Is cricket above patriotism and national honour?

Is cricket above patriotism and national honour?

Who won the gold medal in cricket at the recently held Asian Games in Incheon, South Korea? Many will be surprised to learn that both men and women’s cricket were part of the competition after it first became a medal sport in the 2010 Asian Games.

For the record, Sri Lanka won the gold medal in men’s cricket while Pakistan was the winner in women’s competition. 

Matches were played in T-20 format in which 10 teams took part and 28 games were played to decide the medal winners. Unfortunately, for patriotic Indian cricket fans who consider the game as religion, their team was missing in action both in the men and women’s contests.

By failing to send even a B team to the Asian Games, BCCI is guilty of the worst kind of treachery. It completely ignored the event in which India would have certainly come home with the gold medal. While participants in other sports are constantly questioned when they choose to skip Asian Games or Commonwealth Games or the Olympics, it looks like cricketers and the Board of Control for Cricket in India (BCCI) is above any such scrutiny. No one has ever questioned the country’s richest sporting body for its transgressions especially when cricket players and BCCI place commercial interests over patriotism and a sense of pride in representing the flag on victory podium.

Tennis stars are constantly hounded by all and sundry when they choose to skip Asian Games or Davis Cup games and instead opt to participate in Association of Tennis Professionals (ATP) and Women’s Tennis Association (WTA) events. 

Shooters, boxers, wrestlers and runners come under an enormous pressure to put up an exceptional performance whenever they are representing the country on an international stage and competing for medals. 

The Indian Olympic Association (IOA) and Sports Authority of India (SAI) express shock and outrage when players and athletes choose not to represent the country in marquee events.
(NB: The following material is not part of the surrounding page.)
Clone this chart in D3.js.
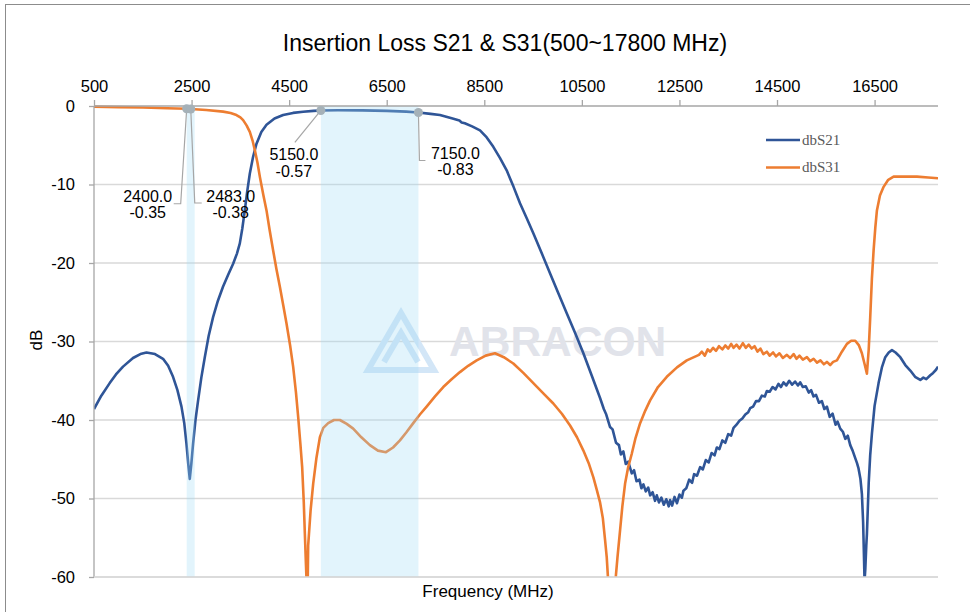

They even talk about of sanctions, issue warnings and rebuke them in public for not being patriotic enough for choosing to skip representing India in major sporting events.

But when it comes to cricket, there is a clear double standard. Cricketers and BCCI are indeed a privileged lot. The richest sporting body could surely afford to send a men and women’s cricket team to compete and win a gold medal for the country. Instead, cricketers are treated like children born with a silver spoon. 

Players and BCCI provide no explanation to a billion fans on why they are above patriotism and chose to ignore an important sporting carnival. Winning cricket gold medals would have placed India in sixth position on the final medals tally that would have matched their 2010 performance on the ranking list.

The high priests and mandarins of BCCI never fail to invoke national pride and prestige when it comes to supporting commercial interests. “Team India” is promoted aggressively in the international arena and citizens are asked for their unflinching support whenever Indian team takes the field in test matches and other tournaments. 

Cricketers are lionised for their match winning performances while playing for the national team. Failures, especially ones abroad, are asked to be overlooked on the basis of national interest. And whenever uncomfortable questions are asked about transparency, accountability and integrity of the game, cricket administrators divert attention from the governance mess by pointing out to Team India’s winning performances.

Autocratic institution

The BCCI has increasingly become a self serving autocratic institution that ignores public interest. Matches involving “Men in Blue” are a cultural phenomena and draws rapt attention of millions of ardent cricket fans. More importantly, cricketers are role models for many youngsters especially for the poor and downtrodden in society. 

By making a conscious choice of placing commercial interests over the priority of winning a gold medal for the country, BCCI has indeed sent the wrong message to the youth that mammon matters more than its players representing the country. It is also a blatant indication of cricket and cricketers being mightier than the national anthem and Indian flag that is played and hoisted during the victory ceremony in sporting events like the Asian Games.

When it comes to patriotism, national pride and representing the country in the international sporting arena, athletes from all sports should receive the same message and treatment from the Ministry of Sports and organisations associated with their respective sports. 

Unfortunately, in our country, cricket has become a religion and hence the godly status accorded to our cricketers places them on a pedestal that is much higher than other sportsmen and women. Such kind of acclamation escapes scrutiny of players well as of Officials at BCCI. 

Cricket was introduced in Asian Games with the intention of providing a boost to the sport in China. Soon, it could be an Olympic sport. Unless cricket fans vociferously demand a team be sent to every international sporting event, it is likely that BCCI will ignore national interest in support of its commercial endeavors.